◆ **Given request**
Check each line of the data below for the word "with", then extract the ones that have it.

━━━

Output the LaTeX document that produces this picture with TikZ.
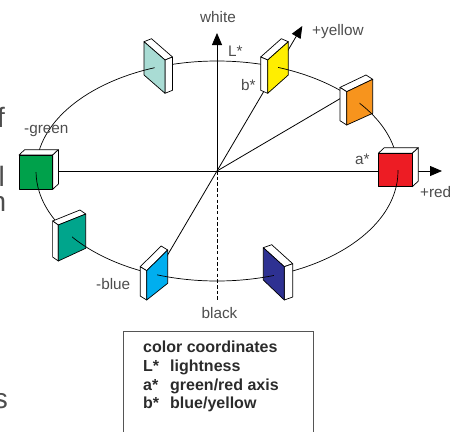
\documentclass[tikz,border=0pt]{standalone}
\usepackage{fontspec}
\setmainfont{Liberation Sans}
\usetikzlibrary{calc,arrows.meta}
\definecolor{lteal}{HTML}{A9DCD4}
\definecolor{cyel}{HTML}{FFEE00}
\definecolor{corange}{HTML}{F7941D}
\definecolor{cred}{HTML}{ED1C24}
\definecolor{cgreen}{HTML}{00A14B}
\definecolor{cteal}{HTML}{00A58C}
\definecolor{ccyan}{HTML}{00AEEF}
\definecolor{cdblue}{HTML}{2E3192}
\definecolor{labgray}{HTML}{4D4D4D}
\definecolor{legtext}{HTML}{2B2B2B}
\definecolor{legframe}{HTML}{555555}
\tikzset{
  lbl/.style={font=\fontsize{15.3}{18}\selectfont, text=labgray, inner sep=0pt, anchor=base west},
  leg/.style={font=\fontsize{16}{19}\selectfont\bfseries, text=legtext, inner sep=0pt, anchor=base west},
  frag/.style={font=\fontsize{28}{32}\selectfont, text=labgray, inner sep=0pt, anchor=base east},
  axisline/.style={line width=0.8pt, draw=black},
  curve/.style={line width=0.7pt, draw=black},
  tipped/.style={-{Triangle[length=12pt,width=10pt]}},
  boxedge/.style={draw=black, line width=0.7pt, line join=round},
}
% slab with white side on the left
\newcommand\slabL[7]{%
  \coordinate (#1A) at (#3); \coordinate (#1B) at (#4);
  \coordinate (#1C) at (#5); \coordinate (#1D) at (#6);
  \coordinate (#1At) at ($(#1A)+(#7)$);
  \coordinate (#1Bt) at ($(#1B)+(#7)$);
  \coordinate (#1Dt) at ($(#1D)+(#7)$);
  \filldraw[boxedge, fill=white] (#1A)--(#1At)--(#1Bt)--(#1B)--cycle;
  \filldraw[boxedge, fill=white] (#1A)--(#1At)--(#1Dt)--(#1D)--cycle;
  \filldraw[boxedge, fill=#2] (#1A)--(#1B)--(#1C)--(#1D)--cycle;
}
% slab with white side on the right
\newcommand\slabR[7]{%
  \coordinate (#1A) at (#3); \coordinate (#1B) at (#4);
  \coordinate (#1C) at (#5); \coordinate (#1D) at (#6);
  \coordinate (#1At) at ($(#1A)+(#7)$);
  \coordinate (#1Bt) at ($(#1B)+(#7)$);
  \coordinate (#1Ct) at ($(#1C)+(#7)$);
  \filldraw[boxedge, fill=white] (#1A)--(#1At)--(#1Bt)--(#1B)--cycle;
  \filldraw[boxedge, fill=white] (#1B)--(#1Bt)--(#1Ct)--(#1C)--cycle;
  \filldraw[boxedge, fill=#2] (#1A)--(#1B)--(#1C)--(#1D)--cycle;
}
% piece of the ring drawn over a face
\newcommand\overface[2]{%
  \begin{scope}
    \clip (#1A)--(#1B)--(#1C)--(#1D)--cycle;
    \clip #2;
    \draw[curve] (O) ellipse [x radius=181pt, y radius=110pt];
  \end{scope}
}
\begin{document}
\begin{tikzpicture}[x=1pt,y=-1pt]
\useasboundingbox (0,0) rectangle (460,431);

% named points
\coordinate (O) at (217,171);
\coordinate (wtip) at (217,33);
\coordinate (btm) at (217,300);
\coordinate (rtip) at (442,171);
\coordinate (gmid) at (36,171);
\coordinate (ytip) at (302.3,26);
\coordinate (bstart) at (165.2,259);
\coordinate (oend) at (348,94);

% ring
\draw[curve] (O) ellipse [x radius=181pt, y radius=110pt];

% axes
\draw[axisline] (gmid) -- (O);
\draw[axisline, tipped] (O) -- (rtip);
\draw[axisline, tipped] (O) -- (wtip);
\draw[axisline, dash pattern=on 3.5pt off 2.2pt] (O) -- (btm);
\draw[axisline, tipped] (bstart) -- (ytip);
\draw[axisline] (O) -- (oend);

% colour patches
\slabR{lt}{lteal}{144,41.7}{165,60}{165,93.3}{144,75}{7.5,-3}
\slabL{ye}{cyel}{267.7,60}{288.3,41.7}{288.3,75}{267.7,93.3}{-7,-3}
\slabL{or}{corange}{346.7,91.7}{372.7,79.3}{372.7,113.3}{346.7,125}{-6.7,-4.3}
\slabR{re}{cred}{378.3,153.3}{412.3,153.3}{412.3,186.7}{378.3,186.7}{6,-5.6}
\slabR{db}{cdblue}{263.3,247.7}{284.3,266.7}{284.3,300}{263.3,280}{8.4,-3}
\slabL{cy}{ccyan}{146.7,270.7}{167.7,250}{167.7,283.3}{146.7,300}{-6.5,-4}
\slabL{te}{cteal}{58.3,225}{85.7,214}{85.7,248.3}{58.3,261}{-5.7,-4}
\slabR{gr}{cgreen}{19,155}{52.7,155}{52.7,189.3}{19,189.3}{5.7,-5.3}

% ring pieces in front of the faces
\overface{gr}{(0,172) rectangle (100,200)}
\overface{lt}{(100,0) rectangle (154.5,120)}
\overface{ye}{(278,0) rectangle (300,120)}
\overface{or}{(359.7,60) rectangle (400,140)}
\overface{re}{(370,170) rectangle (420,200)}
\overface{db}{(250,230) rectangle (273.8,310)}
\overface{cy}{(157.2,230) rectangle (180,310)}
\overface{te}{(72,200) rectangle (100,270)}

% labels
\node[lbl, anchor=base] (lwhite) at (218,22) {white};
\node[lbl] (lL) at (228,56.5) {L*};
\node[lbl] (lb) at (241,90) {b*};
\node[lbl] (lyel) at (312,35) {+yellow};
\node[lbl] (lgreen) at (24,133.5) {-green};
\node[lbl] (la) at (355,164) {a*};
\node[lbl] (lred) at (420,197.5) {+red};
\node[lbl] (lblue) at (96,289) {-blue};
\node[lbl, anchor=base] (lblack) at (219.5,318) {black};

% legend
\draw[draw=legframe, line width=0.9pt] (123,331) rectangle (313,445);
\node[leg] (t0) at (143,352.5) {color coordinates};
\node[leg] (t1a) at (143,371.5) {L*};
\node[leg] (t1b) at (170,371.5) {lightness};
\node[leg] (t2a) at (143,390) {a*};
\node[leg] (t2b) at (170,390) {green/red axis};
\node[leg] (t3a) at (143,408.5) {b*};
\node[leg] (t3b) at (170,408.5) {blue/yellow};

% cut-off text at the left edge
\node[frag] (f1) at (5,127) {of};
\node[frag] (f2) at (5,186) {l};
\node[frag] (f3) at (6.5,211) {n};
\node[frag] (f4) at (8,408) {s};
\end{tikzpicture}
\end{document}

━━━

◆ **Exercise answer**
Output the LaTeX document that produces this picture with TikZ.
% slab with white side on the left
% slab with white side on the right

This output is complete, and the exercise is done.